The unsung hero of The Last Duel is undeniably Jodie Comer, who turns Marguerite from an eyelash-batting ingenue cliché into a powerful, thrusting, jagged historical heroine; the kind of strong female roles Ridley Scott has given us over the decades are personified by women at odds with their male counterparts, or having to endure a world dominated by patriarchal control, and this film’s overwhelming star is Comer’s heart-breaking work as the put-upon woman who never once asked to be in this position. Comer’s delivery, her screen presence, her ability to channel the rage and torment of the character’s personal fragility and impotence in the face of almost certain persecution and death, is remarkable, and I would suggest that the Academy Awards grace her with some kind of reward for the part.
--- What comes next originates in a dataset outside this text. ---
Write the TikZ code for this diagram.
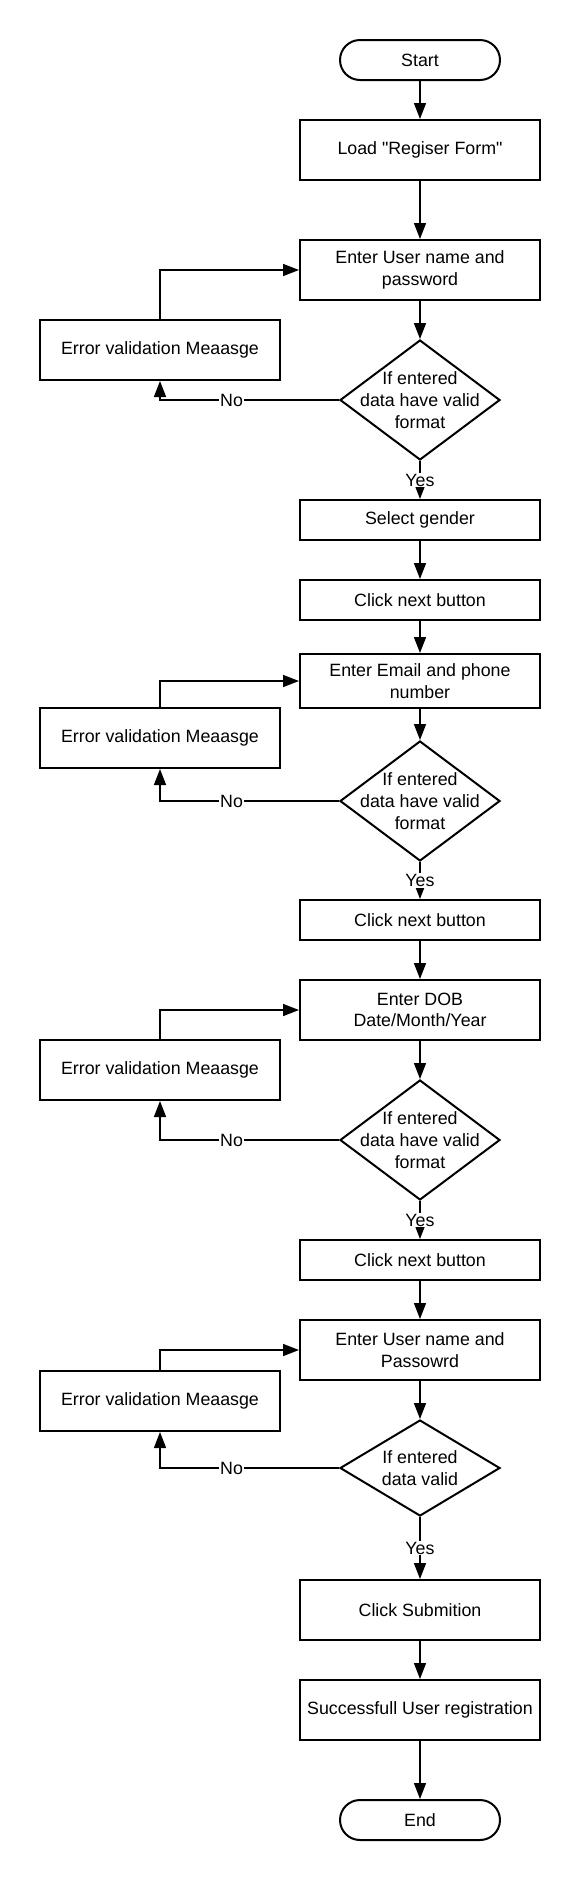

The Last Duel’s sumptuous production design, along with a wonderful musical score from Harry Gregson-Williams and terrific editing by Claire Simpson (Platoon, The Constant Gardener), make for fascinating if curiously dour viewing. It’s a film with much potential but Scott makes the grave mistake of threading his narrative through three distinct takes that don’t mesh together as well as I’d have liked. Having each arc conclude before we reset back to the start again is a tremulously fraught way of telling a story and it only works in very unique circumstances; The Last Duel doesn’t demand such a stylish approach, and in the end the lack of emotional cohesion between the three angles nixes a lot of the movie’s momentum. It’s held together by Damon and Comer doing some solid work, Ben Affleck’s laughably blonde hairstyle and the film’s brooding, melancholy (and almost fateful) violence, so for that I applaud it, but I felt it was hindered by a weird fetishization of sexual assault as a mechanism for a masculine storyline to evolve; The Last Duel won’t be for everyone, and it won’t have a particularly high re-watch factor, but it’s solid enough to make it into the top half of Ridley Scott’s filmography.